-- Start of Records supplied --

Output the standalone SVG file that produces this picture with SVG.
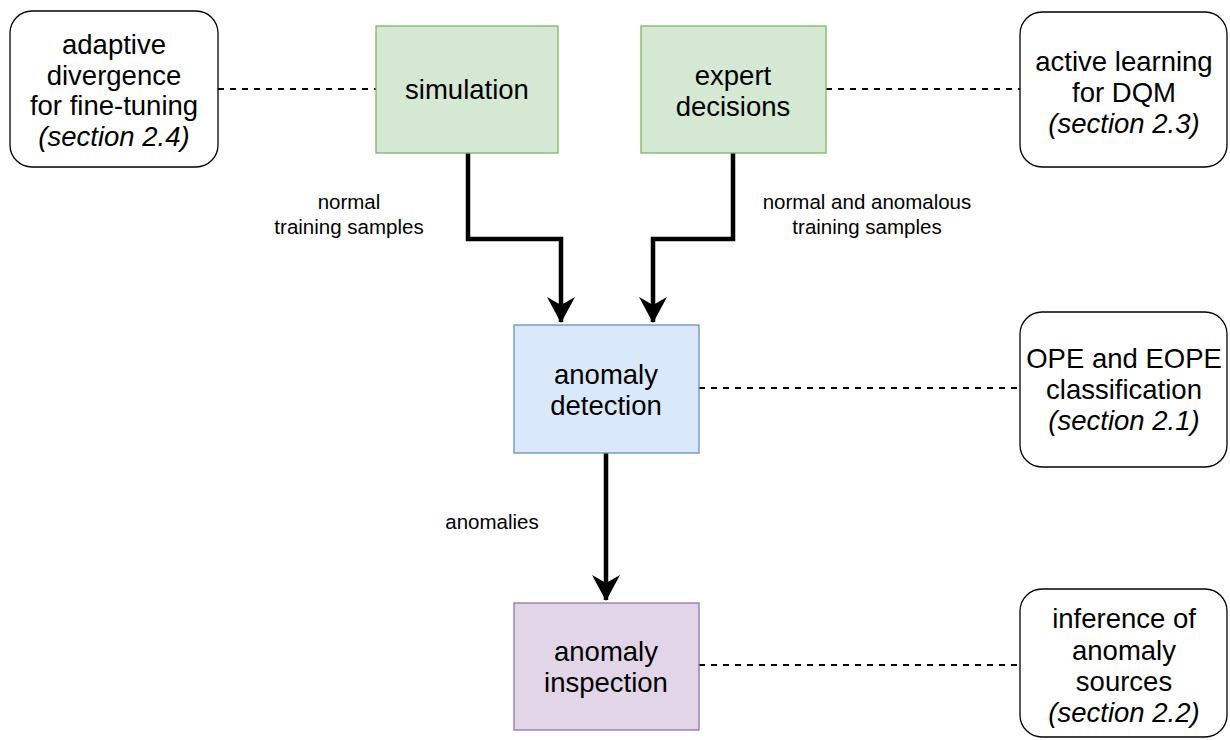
<svg xmlns="http://www.w3.org/2000/svg" width="1230" height="740" viewBox="0 0 1230 740">
  <style>
    text { font-family: "Liberation Sans", Arial, sans-serif; fill: #000; text-anchor: middle; }
    .big { font-size: 27.5px; }
    .small { font-size: 20.5px; }
    .it { font-style: italic; }
    .note { fill: #fff; stroke: #000; stroke-width: 1.3; }
    .green { fill: #d5e8d4; stroke: #82b366; stroke-width: 1.3; }
    .blue { fill: #dae8fc; stroke: #6c8ebf; stroke-width: 1.3; }
    .purple { fill: #e1d5e7; stroke: #9673a6; stroke-width: 1.3; }
    .flow { fill: none; stroke: #000; stroke-width: 4.5; }
    .dash { fill: none; stroke: #000; stroke-width: 2; stroke-dasharray: 6 6; }
  </style>
  <defs>
    <marker id="head" viewBox="0 0 26 28" refX="25" refY="14" markerWidth="26" markerHeight="28" markerUnits="userSpaceOnUse" orient="auto">
      <path d="M0,0 L26,14 L0,28 L8,14 Z" fill="#000"/>
    </marker>
  </defs>

  <!-- connectors -->
  <g id="connectors">
    <line class="dash" x1="218" y1="89" x2="376" y2="89"/>
    <line class="dash" x1="826" y1="89" x2="1020" y2="89"/>
    <line class="dash" x1="699" y1="388" x2="1020" y2="388"/>
    <line class="dash" x1="699" y1="665" x2="1020" y2="665"/>
    <polyline class="flow" points="468,153 468,239 561,239 561,322" marker-end="url(#head)"/>
    <polyline class="flow" points="733,153 733,239 653,239 653,322" marker-end="url(#head)"/>
    <polyline class="flow" points="606,453 606,600" marker-end="url(#head)"/>
    <text class="small" x="349" y="209">normal</text>
    <text class="small" x="349" y="234">training samples</text>
    <text class="small" x="867" y="209">normal and anomalous</text>
    <text class="small" x="867" y="234">training samples</text>
    <text class="small" x="492" y="529">anomalies</text>
  </g>

  <!-- annotation boxes -->
  <g id="fine-tuning">
    <rect class="note" x="10" y="11" width="208" height="156" rx="22"/>
    <text class="big" x="114" y="54">adaptive</text>
    <text class="big" x="114" y="85">divergence</text>
    <text class="big" x="114" y="115">for fine-tuning</text>
    <text class="big it" x="114" y="146">(section 2.4)</text>
  </g>
  <g id="active-learning">
    <rect class="note" x="1020" y="12" width="207" height="155" rx="22"/>
    <text class="big" x="1124" y="71">active learning</text>
    <text class="big" x="1124" y="102">for DQM</text>
    <text class="big it" x="1124" y="133">(section 2.3)</text>
  </g>
  <g id="classification">
    <rect class="note" x="1020" y="312" width="207" height="155" rx="22"/>
    <text class="big" x="1124" y="368">OPE and EOPE</text>
    <text class="big" x="1124" y="399">classification</text>
    <text class="big it" x="1124" y="430">(section 2.1)</text>
  </g>
  <g id="sources">
    <rect class="note" x="1020" y="589" width="207" height="148" rx="22"/>
    <text class="big" x="1124" y="628">inference of</text>
    <text class="big" x="1124" y="660">anomaly</text>
    <text class="big" x="1124" y="691">sources</text>
    <text class="big it" x="1124" y="722">(section 2.2)</text>
  </g>

  <!-- process nodes -->
  <g id="simulation">
    <rect class="green" x="376" y="26" width="182" height="127"/>
    <text class="big" x="467" y="99">simulation</text>
  </g>
  <g id="expert-decisions">
    <rect class="green" x="641" y="26" width="185" height="127"/>
    <text class="big" x="733" y="85">expert</text>
    <text class="big" x="733" y="116">decisions</text>
  </g>
  <g id="anomaly-detection">
    <rect class="blue" x="514" y="325" width="185" height="128"/>
    <text class="big" x="606" y="384">anomaly</text>
    <text class="big" x="606" y="415">detection</text>
  </g>
  <g id="anomaly-inspection">
    <rect class="purple" x="514" y="603" width="185" height="127"/>
    <text class="big" x="606" y="661">anomaly</text>
    <text class="big" x="606" y="692">inspection</text>
  </g>
</svg>
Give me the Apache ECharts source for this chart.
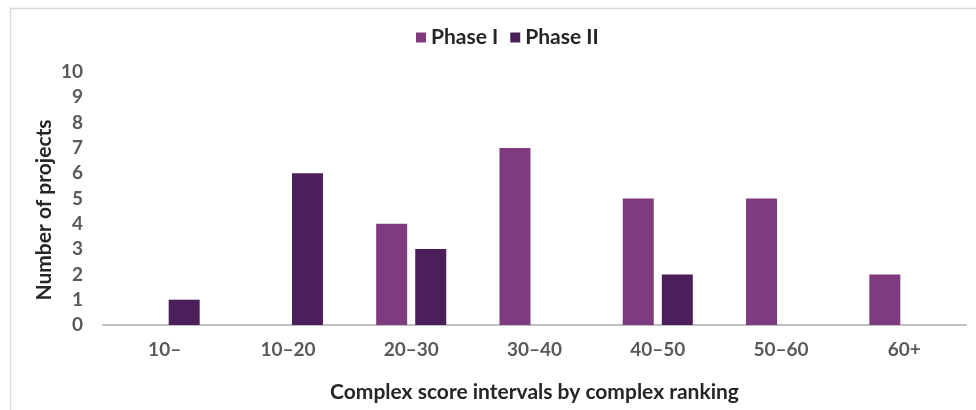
<!DOCTYPE html>
<html>
<head>
<meta charset="utf-8">
<script src="https://cdn.jsdelivr.net/npm/echarts@6/dist/echarts.min.js"></script>
<style>
  html, body { margin: 0; padding: 0; background: #fff; }
  #chart { width: 976px; height: 410px; }
</style>
</head>
<body>
<div id="chart"></div>
<script>
// Complex score intervals and project counts per phase
const categories = ['10–', '10–20', '20–30', '30–40', '40–50', '50–60', '60+'];
const phase1 = [0, 0, 4, 7, 5, 5, 2];
const phase2 = [1, 6, 3, 0, 2, 0, 0];
const seriesNames = ['Phase I', 'Phase II'];
const yTicks = { min: 0, max: 10, interval: 1 };

const FONT = 'Lato, "Open Sans", sans-serif';
const chart = echarts.init(document.getElementById('chart'), null, { renderer: 'canvas' });

chart.setOption({
  backgroundColor: '#ffffff',
  animation: false,
  legend: {
    top: 22,
    left: 411,
    itemWidth: 10,
    itemHeight: 10,
    itemGap: 12,
    icon: 'rect',
    textStyle: { fontFamily: FONT, fontSize: 21, fontWeight: 'bold', color: '#262626' },
    data: seriesNames
  },
  grid: { left: 103, right: 10, top: 72, bottom: 85 },
  xAxis: {
    type: 'category',
    data: categories,
    axisLine: { lineStyle: { color: '#bfbfbf', width: 2 } },
    axisTick: { show: false },
    axisLabel: { fontFamily: FONT, fontSize: 19, fontWeight: 'bold', color: '#595959', margin: 15 },
    name: 'Complex score intervals by complex ranking',
    nameLocation: 'middle',
    nameGap: 57,
    nameTextStyle: { fontFamily: FONT, fontSize: 21, fontWeight: 'bold', color: '#262626' }
  },
  yAxis: {
    type: 'value',
    min: yTicks.min,
    max: yTicks.max,
    interval: yTicks.interval,
    splitLine: { show: false },
    axisLine: { show: false },
    axisTick: { show: false },
    axisLabel: { fontFamily: FONT, fontSize: 19, fontWeight: 'bold', color: '#595959', margin: 20 }
  },
  series: [
    {
      name: seriesNames[0],
      type: 'bar',
      data: phase1,
      barWidth: 31,
      barGap: '26%',
      itemStyle: { color: '#7e3c7e' }
    },
    {
      name: seriesNames[1],
      type: 'bar',
      data: phase2,
      barWidth: 31,
      itemStyle: { color: '#4a1f5a' }
    }
  ],
  graphic: [
    {
      type: 'polyline',
      shape: { points: [[10.5, 410], [10.5, 8.5], [976, 8.5]] },
      style: { stroke: '#d9d9d9', lineWidth: 1.5, fill: null },
      silent: true
    },
    {
      type: 'text',
      x: 44,
      y: 210,
      rotation: Math.PI / 2,
      style: {
        text: 'Number of projects',
        fontFamily: FONT,
        fontSize: 21,
        fontWeight: 'bold',
        fill: '#262626',
        align: 'center',
        verticalAlign: 'middle'
      },
      silent: true
    }
  ]
});
</script>
</body>
</html>
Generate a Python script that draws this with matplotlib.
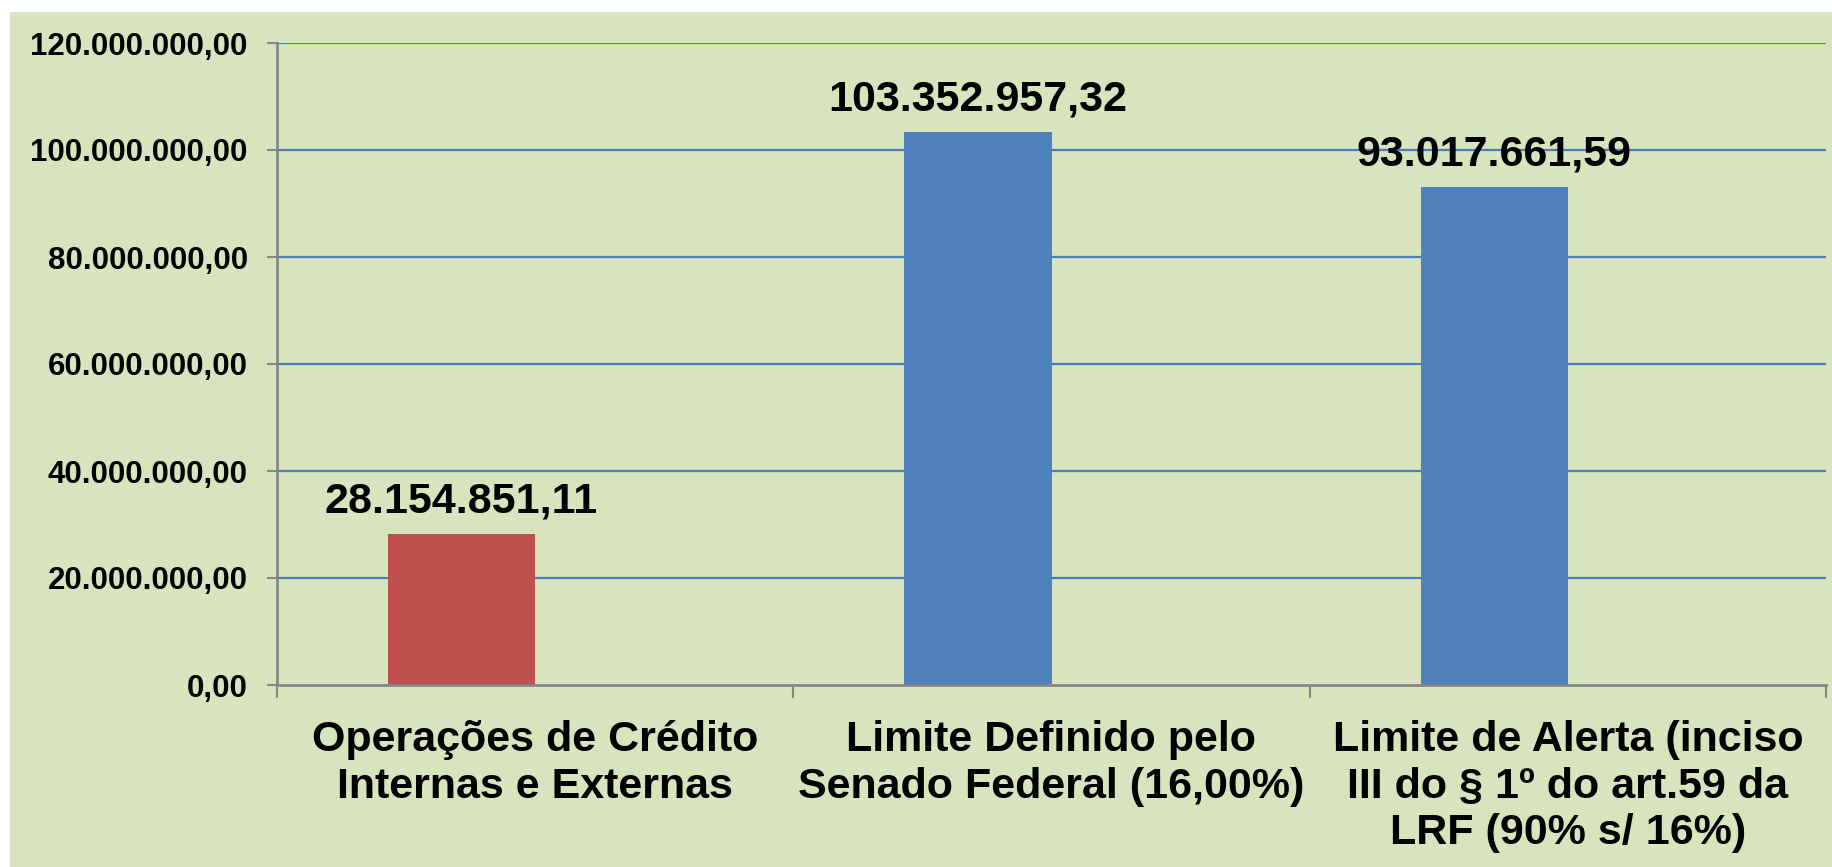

-- End of Records supplied --

Set task:
Give the entries again word for word, but skip the pictures.

Task solution:
Output the standalone SVG file that produces this picture with SVG.
<svg xmlns="http://www.w3.org/2000/svg" width="1230" height="740" viewBox="0 0 1230 740">
  <style>
    text { font-family: "Liberation Sans", Arial, sans-serif; fill: #000; text-anchor: middle; }
    .big { font-size: 27.5px; }
    .small { font-size: 20.5px; }
    .it { font-style: italic; }
    .note { fill: #fff; stroke: #000; stroke-width: 1.3; }
    .green { fill: #d5e8d4; stroke: #82b366; stroke-width: 1.3; }
    .blue { fill: #dae8fc; stroke: #6c8ebf; stroke-width: 1.3; }
    .purple { fill: #e1d5e7; stroke: #9673a6; stroke-width: 1.3; }
    .flow { fill: none; stroke: #000; stroke-width: 4.5; }
    .dash { fill: none; stroke: #000; stroke-width: 2; stroke-dasharray: 6 6; }
  </style>
  <defs>
    <marker id="head" viewBox="0 0 26 28" refX="25" refY="14" markerWidth="26" markerHeight="28" markerUnits="userSpaceOnUse" orient="auto">
      <path d="M0,0 L26,14 L0,28 L8,14 Z" fill="#000"/>
    </marker>
  </defs>

  <!-- connectors -->
  <g id="connectors">
    <line class="dash" x1="218" y1="89" x2="376" y2="89"/>
    <line class="dash" x1="826" y1="89" x2="1020" y2="89"/>
    <line class="dash" x1="699" y1="388" x2="1020" y2="388"/>
    <line class="dash" x1="699" y1="665" x2="1020" y2="665"/>
    <polyline class="flow" points="468,153 468,239 561,239 561,322" marker-end="url(#head)"/>
    <polyline class="flow" points="733,153 733,239 653,239 653,322" marker-end="url(#head)"/>
    <polyline class="flow" points="606,453 606,600" marker-end="url(#head)"/>
    <text class="small" x="349" y="209">normal</text>
    <text class="small" x="349" y="234">training samples</text>
    <text class="small" x="867" y="209">normal and anomalous</text>
    <text class="small" x="867" y="234">training samples</text>
    <text class="small" x="492" y="529">anomalies</text>
  </g>

  <!-- annotation boxes -->
  <g id="fine-tuning">
    <rect class="note" x="10" y="11" width="208" height="156" rx="22"/>
    <text class="big" x="114" y="54">adaptive</text>
    <text class="big" x="114" y="85">divergence</text>
    <text class="big" x="114" y="115">for fine-tuning</text>
    <text class="big it" x="114" y="146">(section 2.4)</text>
  </g>
  <g id="active-learning">
    <rect class="note" x="1020" y="12" width="207" height="155" rx="22"/>
    <text class="big" x="1124" y="71">active learning</text>
    <text class="big" x="1124" y="102">for DQM</text>
    <text class="big it" x="1124" y="133">(section 2.3)</text>
  </g>
  <g id="classification">
    <rect class="note" x="1020" y="312" width="207" height="155" rx="22"/>
    <text class="big" x="1124" y="368">OPE and EOPE</text>
    <text class="big" x="1124" y="399">classification</text>
    <text class="big it" x="1124" y="430">(section 2.1)</text>
  </g>
  <g id="sources">
    <rect class="note" x="1020" y="589" width="207" height="148" rx="22"/>
    <text class="big" x="1124" y="628">inference of</text>
    <text class="big" x="1124" y="660">anomaly</text>
    <text class="big" x="1124" y="691">sources</text>
    <text class="big it" x="1124" y="722">(section 2.2)</text>
  </g>

  <!-- process nodes -->
  <g id="simulation">
    <rect class="green" x="376" y="26" width="182" height="127"/>
    <text class="big" x="467" y="99">simulation</text>
  </g>
  <g id="expert-decisions">
    <rect class="green" x="641" y="26" width="185" height="127"/>
    <text class="big" x="733" y="85">expert</text>
    <text class="big" x="733" y="116">decisions</text>
  </g>
  <g id="anomaly-detection">
    <rect class="blue" x="514" y="325" width="185" height="128"/>
    <text class="big" x="606" y="384">anomaly</text>
    <text class="big" x="606" y="415">detection</text>
  </g>
  <g id="anomaly-inspection">
    <rect class="purple" x="514" y="603" width="185" height="127"/>
    <text class="big" x="606" y="661">anomaly</text>
    <text class="big" x="606" y="692">inspection</text>
  </g>
</svg>
Give me the Apache ECharts source for this chart.
<!DOCTYPE html>
<html>
<head>
<meta charset="utf-8">
<script src="https://cdn.jsdelivr.net/npm/echarts@6/dist/echarts.min.js"></script>
<style>
  html, body { margin: 0; padding: 0; background: #fff; }
  #chart { width: 976px; height: 410px; }
</style>
</head>
<body>
<div id="chart"></div>
<script>
// Complex score intervals and project counts per phase
const categories = ['10–', '10–20', '20–30', '30–40', '40–50', '50–60', '60+'];
const phase1 = [0, 0, 4, 7, 5, 5, 2];
const phase2 = [1, 6, 3, 0, 2, 0, 0];
const seriesNames = ['Phase I', 'Phase II'];
const yTicks = { min: 0, max: 10, interval: 1 };

const FONT = 'Lato, "Open Sans", sans-serif';
const chart = echarts.init(document.getElementById('chart'), null, { renderer: 'canvas' });

chart.setOption({
  backgroundColor: '#ffffff',
  animation: false,
  legend: {
    top: 22,
    left: 411,
    itemWidth: 10,
    itemHeight: 10,
    itemGap: 12,
    icon: 'rect',
    textStyle: { fontFamily: FONT, fontSize: 21, fontWeight: 'bold', color: '#262626' },
    data: seriesNames
  },
  grid: { left: 103, right: 10, top: 72, bottom: 85 },
  xAxis: {
    type: 'category',
    data: categories,
    axisLine: { lineStyle: { color: '#bfbfbf', width: 2 } },
    axisTick: { show: false },
    axisLabel: { fontFamily: FONT, fontSize: 19, fontWeight: 'bold', color: '#595959', margin: 15 },
    name: 'Complex score intervals by complex ranking',
    nameLocation: 'middle',
    nameGap: 57,
    nameTextStyle: { fontFamily: FONT, fontSize: 21, fontWeight: 'bold', color: '#262626' }
  },
  yAxis: {
    type: 'value',
    min: yTicks.min,
    max: yTicks.max,
    interval: yTicks.interval,
    splitLine: { show: false },
    axisLine: { show: false },
    axisTick: { show: false },
    axisLabel: { fontFamily: FONT, fontSize: 19, fontWeight: 'bold', color: '#595959', margin: 20 }
  },
  series: [
    {
      name: seriesNames[0],
      type: 'bar',
      data: phase1,
      barWidth: 31,
      barGap: '26%',
      itemStyle: { color: '#7e3c7e' }
    },
    {
      name: seriesNames[1],
      type: 'bar',
      data: phase2,
      barWidth: 31,
      itemStyle: { color: '#4a1f5a' }
    }
  ],
  graphic: [
    {
      type: 'polyline',
      shape: { points: [[10.5, 410], [10.5, 8.5], [976, 8.5]] },
      style: { stroke: '#d9d9d9', lineWidth: 1.5, fill: null },
      silent: true
    },
    {
      type: 'text',
      x: 44,
      y: 210,
      rotation: Math.PI / 2,
      style: {
        text: 'Number of projects',
        fontFamily: FONT,
        fontSize: 21,
        fontWeight: 'bold',
        fill: '#262626',
        align: 'center',
        verticalAlign: 'middle'
      },
      silent: true
    }
  ]
});
</script>
</body>
</html>
Generate a Python script that draws this with matplotlib.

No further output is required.